- [Your instructions]: Quote the records exactly, starting at the first line and stopping after the line with "plt.rcParams['font.family'] = ['Roboto', 'DejaVu"; skip the pictures.

Figure scripts
BEGIN

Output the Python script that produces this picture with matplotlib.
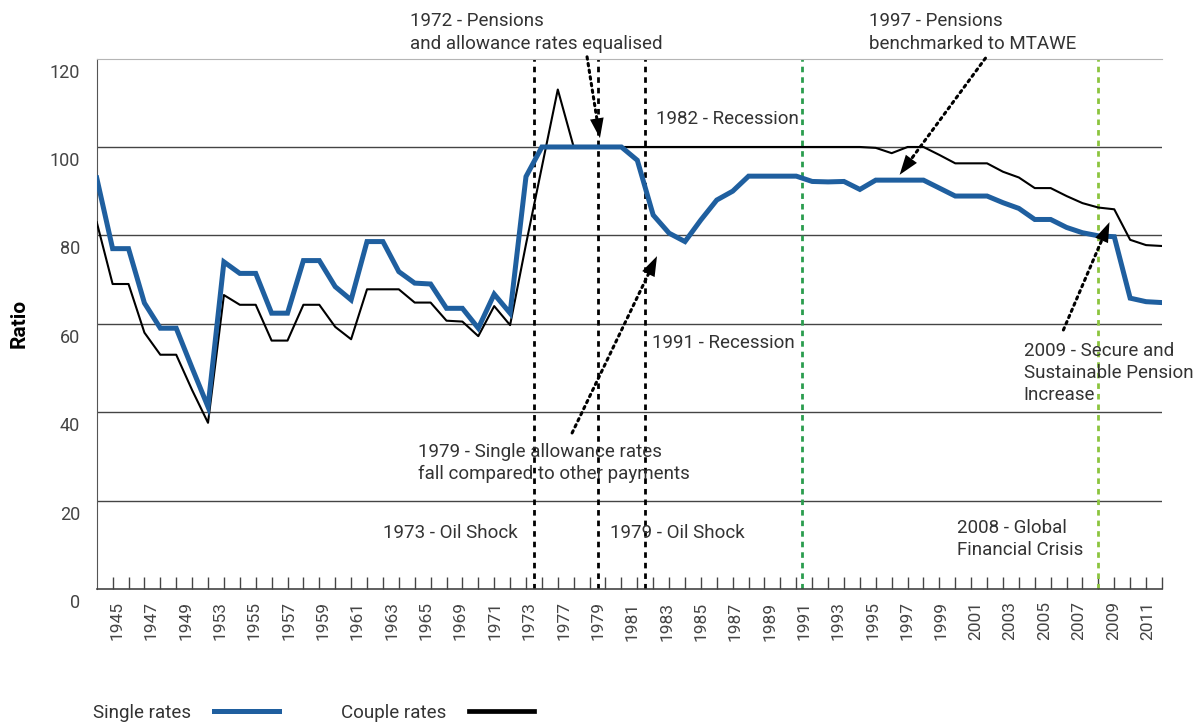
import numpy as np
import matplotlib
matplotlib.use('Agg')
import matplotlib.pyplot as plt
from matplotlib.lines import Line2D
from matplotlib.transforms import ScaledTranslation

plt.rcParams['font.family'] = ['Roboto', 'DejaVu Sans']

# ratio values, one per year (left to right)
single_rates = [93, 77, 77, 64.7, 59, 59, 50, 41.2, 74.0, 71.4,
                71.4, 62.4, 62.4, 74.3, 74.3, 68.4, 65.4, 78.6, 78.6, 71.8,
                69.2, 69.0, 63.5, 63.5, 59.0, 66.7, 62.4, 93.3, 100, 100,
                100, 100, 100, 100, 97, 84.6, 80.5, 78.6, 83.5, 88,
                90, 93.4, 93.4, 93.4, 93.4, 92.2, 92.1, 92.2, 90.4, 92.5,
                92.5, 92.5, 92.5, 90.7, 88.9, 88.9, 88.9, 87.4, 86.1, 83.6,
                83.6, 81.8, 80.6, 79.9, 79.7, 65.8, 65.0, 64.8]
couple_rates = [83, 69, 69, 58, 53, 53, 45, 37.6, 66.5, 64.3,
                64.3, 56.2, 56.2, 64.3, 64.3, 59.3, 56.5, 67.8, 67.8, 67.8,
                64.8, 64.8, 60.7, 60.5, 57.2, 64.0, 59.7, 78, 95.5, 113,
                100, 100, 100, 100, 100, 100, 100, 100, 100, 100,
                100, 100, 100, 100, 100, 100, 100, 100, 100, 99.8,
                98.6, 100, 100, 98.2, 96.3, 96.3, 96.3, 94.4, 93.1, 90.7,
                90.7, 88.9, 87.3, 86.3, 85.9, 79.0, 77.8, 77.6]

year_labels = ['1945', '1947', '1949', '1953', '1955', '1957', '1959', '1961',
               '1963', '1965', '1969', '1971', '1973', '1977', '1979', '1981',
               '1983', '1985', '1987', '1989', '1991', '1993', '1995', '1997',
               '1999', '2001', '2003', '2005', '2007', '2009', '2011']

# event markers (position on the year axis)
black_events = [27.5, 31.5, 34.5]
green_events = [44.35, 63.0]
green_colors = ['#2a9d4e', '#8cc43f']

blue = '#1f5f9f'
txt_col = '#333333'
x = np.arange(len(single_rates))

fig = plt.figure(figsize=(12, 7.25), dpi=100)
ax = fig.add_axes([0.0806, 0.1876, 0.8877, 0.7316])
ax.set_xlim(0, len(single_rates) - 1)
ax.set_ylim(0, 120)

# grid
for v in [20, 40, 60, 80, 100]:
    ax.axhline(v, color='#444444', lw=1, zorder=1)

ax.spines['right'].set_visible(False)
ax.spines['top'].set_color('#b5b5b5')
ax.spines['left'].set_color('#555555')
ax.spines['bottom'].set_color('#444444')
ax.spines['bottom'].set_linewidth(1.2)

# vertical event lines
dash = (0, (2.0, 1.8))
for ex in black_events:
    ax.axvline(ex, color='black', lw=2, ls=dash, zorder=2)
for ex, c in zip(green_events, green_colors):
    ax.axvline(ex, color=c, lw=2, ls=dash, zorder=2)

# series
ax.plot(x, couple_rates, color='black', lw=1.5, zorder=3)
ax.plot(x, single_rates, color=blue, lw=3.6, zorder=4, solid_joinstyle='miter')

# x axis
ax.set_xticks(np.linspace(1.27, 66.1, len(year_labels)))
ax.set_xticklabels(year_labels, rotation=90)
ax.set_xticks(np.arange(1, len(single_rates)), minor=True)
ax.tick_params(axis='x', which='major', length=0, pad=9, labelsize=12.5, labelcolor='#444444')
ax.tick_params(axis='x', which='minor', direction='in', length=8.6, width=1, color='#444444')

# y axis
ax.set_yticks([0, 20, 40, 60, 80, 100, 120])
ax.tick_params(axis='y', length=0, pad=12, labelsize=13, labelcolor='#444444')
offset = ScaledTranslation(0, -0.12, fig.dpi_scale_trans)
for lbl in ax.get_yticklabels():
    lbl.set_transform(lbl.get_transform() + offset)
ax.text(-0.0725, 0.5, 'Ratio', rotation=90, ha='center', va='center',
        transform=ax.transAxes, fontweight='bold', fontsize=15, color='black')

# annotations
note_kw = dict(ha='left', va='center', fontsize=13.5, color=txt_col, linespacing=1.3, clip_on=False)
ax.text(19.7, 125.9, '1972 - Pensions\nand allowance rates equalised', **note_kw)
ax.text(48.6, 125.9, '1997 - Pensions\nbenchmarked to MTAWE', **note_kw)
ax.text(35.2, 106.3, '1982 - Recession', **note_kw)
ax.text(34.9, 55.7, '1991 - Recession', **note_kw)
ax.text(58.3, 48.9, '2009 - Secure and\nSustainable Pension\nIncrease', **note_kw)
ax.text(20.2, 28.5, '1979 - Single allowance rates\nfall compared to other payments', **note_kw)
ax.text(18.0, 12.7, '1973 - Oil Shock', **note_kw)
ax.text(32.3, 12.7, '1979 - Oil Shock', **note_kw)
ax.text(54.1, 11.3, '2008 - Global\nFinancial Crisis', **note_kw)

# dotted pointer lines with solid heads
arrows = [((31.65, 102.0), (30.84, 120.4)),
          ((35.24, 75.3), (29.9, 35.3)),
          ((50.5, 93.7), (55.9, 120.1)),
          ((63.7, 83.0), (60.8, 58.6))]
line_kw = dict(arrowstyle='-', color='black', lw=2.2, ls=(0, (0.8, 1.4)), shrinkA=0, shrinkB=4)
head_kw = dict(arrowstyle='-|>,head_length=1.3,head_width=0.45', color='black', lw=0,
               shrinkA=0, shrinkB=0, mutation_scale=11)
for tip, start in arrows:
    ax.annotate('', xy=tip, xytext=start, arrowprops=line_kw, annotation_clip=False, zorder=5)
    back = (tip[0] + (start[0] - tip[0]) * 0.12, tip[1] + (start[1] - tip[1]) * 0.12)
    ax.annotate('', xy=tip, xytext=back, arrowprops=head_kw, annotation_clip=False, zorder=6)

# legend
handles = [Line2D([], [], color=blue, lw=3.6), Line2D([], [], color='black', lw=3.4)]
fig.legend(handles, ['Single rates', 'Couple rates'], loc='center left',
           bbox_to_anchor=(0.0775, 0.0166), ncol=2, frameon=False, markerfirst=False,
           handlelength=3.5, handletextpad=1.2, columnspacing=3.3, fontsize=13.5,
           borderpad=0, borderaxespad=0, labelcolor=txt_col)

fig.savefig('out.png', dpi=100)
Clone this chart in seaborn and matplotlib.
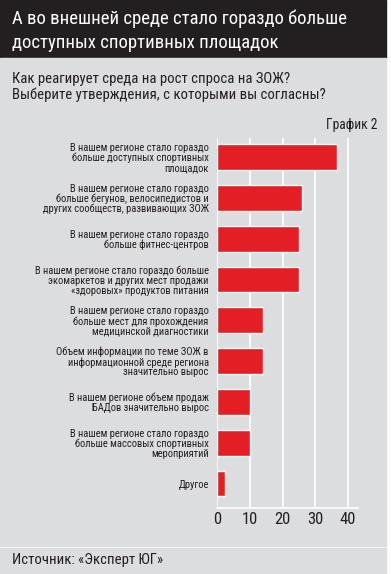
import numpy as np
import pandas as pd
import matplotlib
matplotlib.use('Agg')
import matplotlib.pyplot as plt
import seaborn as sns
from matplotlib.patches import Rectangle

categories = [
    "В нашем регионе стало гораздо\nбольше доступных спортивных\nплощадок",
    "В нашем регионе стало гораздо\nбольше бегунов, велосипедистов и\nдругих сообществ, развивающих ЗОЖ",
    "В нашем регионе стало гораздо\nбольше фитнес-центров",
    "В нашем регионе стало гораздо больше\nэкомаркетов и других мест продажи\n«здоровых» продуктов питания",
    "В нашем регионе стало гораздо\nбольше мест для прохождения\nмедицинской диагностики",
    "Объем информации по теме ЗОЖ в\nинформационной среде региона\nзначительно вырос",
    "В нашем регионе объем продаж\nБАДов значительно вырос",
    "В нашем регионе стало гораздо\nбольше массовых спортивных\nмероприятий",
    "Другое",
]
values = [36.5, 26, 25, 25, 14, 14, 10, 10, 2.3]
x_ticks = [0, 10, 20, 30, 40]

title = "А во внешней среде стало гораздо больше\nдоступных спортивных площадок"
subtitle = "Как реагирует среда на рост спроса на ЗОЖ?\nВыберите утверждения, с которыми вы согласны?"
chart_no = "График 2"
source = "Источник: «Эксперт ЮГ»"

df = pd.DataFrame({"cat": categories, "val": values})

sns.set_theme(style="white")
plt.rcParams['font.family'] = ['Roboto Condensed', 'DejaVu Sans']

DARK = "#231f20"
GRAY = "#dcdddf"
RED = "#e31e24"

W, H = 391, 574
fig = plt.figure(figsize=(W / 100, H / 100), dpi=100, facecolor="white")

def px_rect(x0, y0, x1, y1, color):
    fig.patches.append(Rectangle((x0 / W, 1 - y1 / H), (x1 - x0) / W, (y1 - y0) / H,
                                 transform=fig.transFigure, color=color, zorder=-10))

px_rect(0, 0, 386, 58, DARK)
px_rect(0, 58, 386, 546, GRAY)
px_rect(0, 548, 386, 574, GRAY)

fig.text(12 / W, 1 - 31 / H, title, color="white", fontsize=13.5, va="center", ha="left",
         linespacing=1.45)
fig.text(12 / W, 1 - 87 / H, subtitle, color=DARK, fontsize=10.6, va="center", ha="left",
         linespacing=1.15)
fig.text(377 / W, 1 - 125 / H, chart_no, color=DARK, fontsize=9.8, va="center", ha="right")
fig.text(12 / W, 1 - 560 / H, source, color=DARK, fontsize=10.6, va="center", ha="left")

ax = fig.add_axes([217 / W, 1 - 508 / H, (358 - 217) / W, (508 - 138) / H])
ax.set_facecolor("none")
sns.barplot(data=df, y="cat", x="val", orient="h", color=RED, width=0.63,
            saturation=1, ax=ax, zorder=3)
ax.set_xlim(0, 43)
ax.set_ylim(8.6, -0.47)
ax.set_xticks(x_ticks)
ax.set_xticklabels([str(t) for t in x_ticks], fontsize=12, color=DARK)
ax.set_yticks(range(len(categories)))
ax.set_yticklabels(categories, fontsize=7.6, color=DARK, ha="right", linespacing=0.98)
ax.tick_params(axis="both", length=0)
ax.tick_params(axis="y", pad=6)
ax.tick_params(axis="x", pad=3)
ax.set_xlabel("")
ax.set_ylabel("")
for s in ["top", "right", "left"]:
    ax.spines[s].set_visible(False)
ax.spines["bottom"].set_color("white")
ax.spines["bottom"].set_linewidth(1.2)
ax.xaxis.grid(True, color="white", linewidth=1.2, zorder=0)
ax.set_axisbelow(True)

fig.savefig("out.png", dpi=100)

END

- [Correct result]:
Output the Python script that produces this picture with matplotlib.
import numpy as np
import matplotlib
matplotlib.use('Agg')
import matplotlib.pyplot as plt
from matplotlib.lines import Line2D
from matplotlib.transforms import ScaledTranslation

plt.rcParams['font.family'] = ['Roboto', 'DejaVu Sans']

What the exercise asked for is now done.